At that scale, I needed Kafka at ingress to handle the write load and provide buffering. I deployed it using the Strimzi operator. Based on the ingest rate, I anticipated around 20GB of disk writes per broker in the Kafka PVCs. This required aggressive retention and truncation policies, but that's perfectly fine - Mimir is time-sensitive and rejects old samples anyway, so there's no value in Kafka holding onto data for extended periods. The goal is buffering and delivery guarantees, not long-term storage.

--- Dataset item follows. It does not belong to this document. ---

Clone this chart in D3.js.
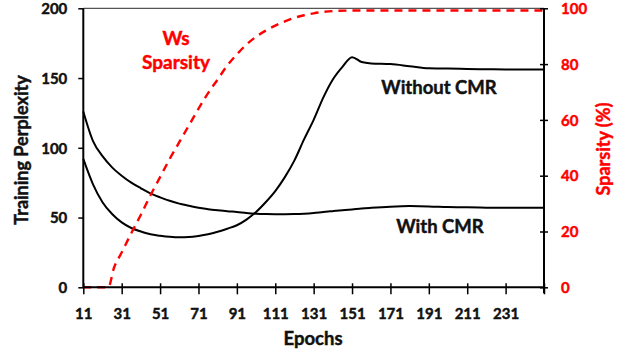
<!DOCTYPE html>
<html><head><meta charset="utf-8">
<script src="https://cdn.jsdelivr.net/npm/d3@7"></script>
<style>body{margin:0;background:#fff}svg{display:block;font-family:Lato,"Open Sans",sans-serif;font-weight:bold}svg text{stroke-width:0.45px;paint-order:stroke}</style>
</head><body><svg id="c" width="624" height="354"></svg>
<script>
const epochs = [11,16,21,26,31,36,41,46,51,56,61,66,71,76,81,86,91,96,101,106,111,116,121,126,131,136,141,146,151,156,161,171,181,191,201,211,221,231,241,251];
const withoutCMR = [92,74,61,52.5,46.5,42.5,40,38,37,36.2,35.8,36,36.8,38,39.8,42,44.5,48.5,54,61,69,79,91,106,120,136,149,158,165,161.5,160.5,160,158.5,157,156.8,156.5,156.3,156.2,156.2,156.2];
const withCMR = [126,105,94,86,80,75,71,67.3,64.5,62,60,58.5,57,56,55.2,54.5,54,53.3,52.8,52.5,52.4,52.4,52.5,52.8,53.3,54,54.6,55.2,55.8,56.5,57,57.8,58.2,58,57.5,57.3,57.1,57,57,57];
const sparsEpochs = [11,21,24,27,31,36,41,46,51,56,61,66,71,76,81,86,91,96,101,106,111,116,121,126,131,136,141,151,201,251];
const sparsity = [0,0,0,7,12.5,19.4,26,33,39.5,46,52,58,64,69.6,74.5,79.5,83.5,87,89.8,92,93.8,95.3,96.6,97.5,98.2,98.7,99,99.2,99.2,99.2];
const xTicks = [11,31,51,71,91,111,131,151,171,191,211,231,251];
const yTicks = [0,50,100,150,200];
const y2Ticks = [0,20,40,60,80,100];

const svg = d3.select("#c");
const L = 83.3, R = 544, T = 8.3, B = 287.3;
const x = d3.scaleLinear().domain([11,251]).range([L,R]);
const y = d3.scaleLinear().domain([0,200]).range([B,T]);
const y2 = d3.scaleLinear().domain([0,100]).range([B,T]);

// top border
svg.append("line").attr("x1",L).attr("x2",R).attr("y1",T).attr("y2",T).attr("stroke","#555").attr("stroke-width",1.2);

const line = d3.line().x((d,i)=>x(epochs[i])).y(d=>y(d)).curve(d3.curveMonotoneX);
svg.append("path").datum(withCMR).attr("d",line).attr("fill","none").attr("stroke","#000").attr("stroke-width",2);
svg.append("path").datum(withoutCMR).attr("d",line).attr("fill","none").attr("stroke","#000").attr("stroke-width",2);
const sline = d3.line().x((d,i)=>x(sparsEpochs[i])).y(d=>y2(d)).curve(d3.curveMonotoneX);
svg.append("path").datum(sparsity).attr("d",sline).attr("fill","none").attr("stroke","#ff0000").attr("stroke-width",2.4).attr("stroke-dasharray","8,6");

// axes
const gx = svg.append("g").attr("transform",`translate(0,${B})`)
  .call(d3.axisBottom(x).tickValues(xTicks).tickSize(7).tickFormat(d=>d===251?"":d));
gx.selectAll(".tick line").attr("y1",-4).attr("y2",7);
const gy = svg.append("g").attr("transform",`translate(${L},0)`)
  .call(d3.axisLeft(y).tickValues(yTicks).tickSize(5));
const gy2 = svg.append("g").attr("transform",`translate(${R},0)`)
  .call(d3.axisRight(y2).tickValues(y2Ticks).tickSize(4));
gy2.selectAll(".tick line").attr("x1",-4).attr("x2",4);
[gx,gy,gy2].forEach(g=>{
  g.select(".domain").attr("stroke","#000").attr("stroke-width",2);
  g.selectAll(".tick line").attr("stroke","#000").attr("stroke-width",1.5);
  g.selectAll("text").attr("font-family","Lato, sans-serif").attr("font-weight","bold").attr("font-size",15).attr("fill","#111").attr("stroke","#111");
});
gy.select(".domain").attr("d",`M0,${B}V${T}`);
gy2.select(".domain").attr("d",`M0,${B+6}V${T}`);
gx.select(".domain").attr("d",`M${L},0H${R}`);
gx.selectAll("text").attr("dy",null).attr("y",null).attr("transform","translate(0,32)");
gy.selectAll("text").attr("x",-16).attr("dy","0.35em");
gy2.selectAll("text").attr("x",17).attr("dy","0.35em").attr("fill","#ff0000").attr("stroke","#ff0000");

// titles
function label(t, col){ return svg.append("text").attr("fill",col).attr("stroke",col).attr("text-anchor","middle").text(t); }
label("Training Perplexity","#111").attr("transform","translate(28,150) rotate(-90)").attr("font-size",18);
label("Sparsity (%)","#ff0000").attr("transform","translate(610,149) rotate(-90)").attr("font-size",18);
label("Epochs","#111").attr("x",313).attr("y",345).attr("font-size",18.5);

// annotations
label("Ws","#ff0000").attr("x",176).attr("y",45).attr("font-size",19);
label("Sparsity","#ff0000").attr("x",176).attr("y",69).attr("font-size",19);
label("Without CMR","#111").attr("x",439).attr("y",94).attr("font-size",18.5);
label("With CMR","#111").attr("x",440).attr("y",233).attr("font-size",18.5);
</script></body></html>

I also created the following storage class specifically for Kafka:

apiVersion: storage.k8s.io/v1
kind: StorageClass
metadata:
  name: longhorn-kafka-broker
provisioner: driver.longhorn.io
allowVolumeExpansion: true
parameters:
  numberOfReplicas: "1"
  dataLocality: "best-effort"
  staleReplicaTimeout: "2880"
  fromBackup: ""
volumeBindingMode: "WaitForFirstConsumer"

The combination of dataLocality: best-effort and volumeBindingMode: WaitForFirstConsumer causes Longhorn to attempt scheduling broker pods and volumes on the same node, without blocking scheduling if unable due to capacity constraints, while eliminating any need for data redundancy, as Kafka already has fault-tolerance built in.

Validation

I used Mimir's built-in dashboards to validate the setup, specifically the "Mimir / Writes" dashboard. The metrics confirmed everything was working as expected:

In-memory series: 1.43M - I had anticipated around 1.2M from simple math (400k active series × 3 for duplication and mixed tenants), so this tracked closely with expectations. Samples/sec: 124k - Sustained ingest rate with no drops or backpressure. p99 write latency: ~200ms - Well within acceptable bounds for remote-write.

[Grafana dashboard snapshot would go here]

After completing the cutover, the old SN dropped to just 1.5k in-memory series. This makes sense - the only things still writing to it are legacy hosts running single-app Prometheus exporters and a handful of IoT devices that haven't been migrated yet. This also provides a built-in verification mechanism - I'll know when I've migrated the last of my metrics workloads, when this number drops to zero.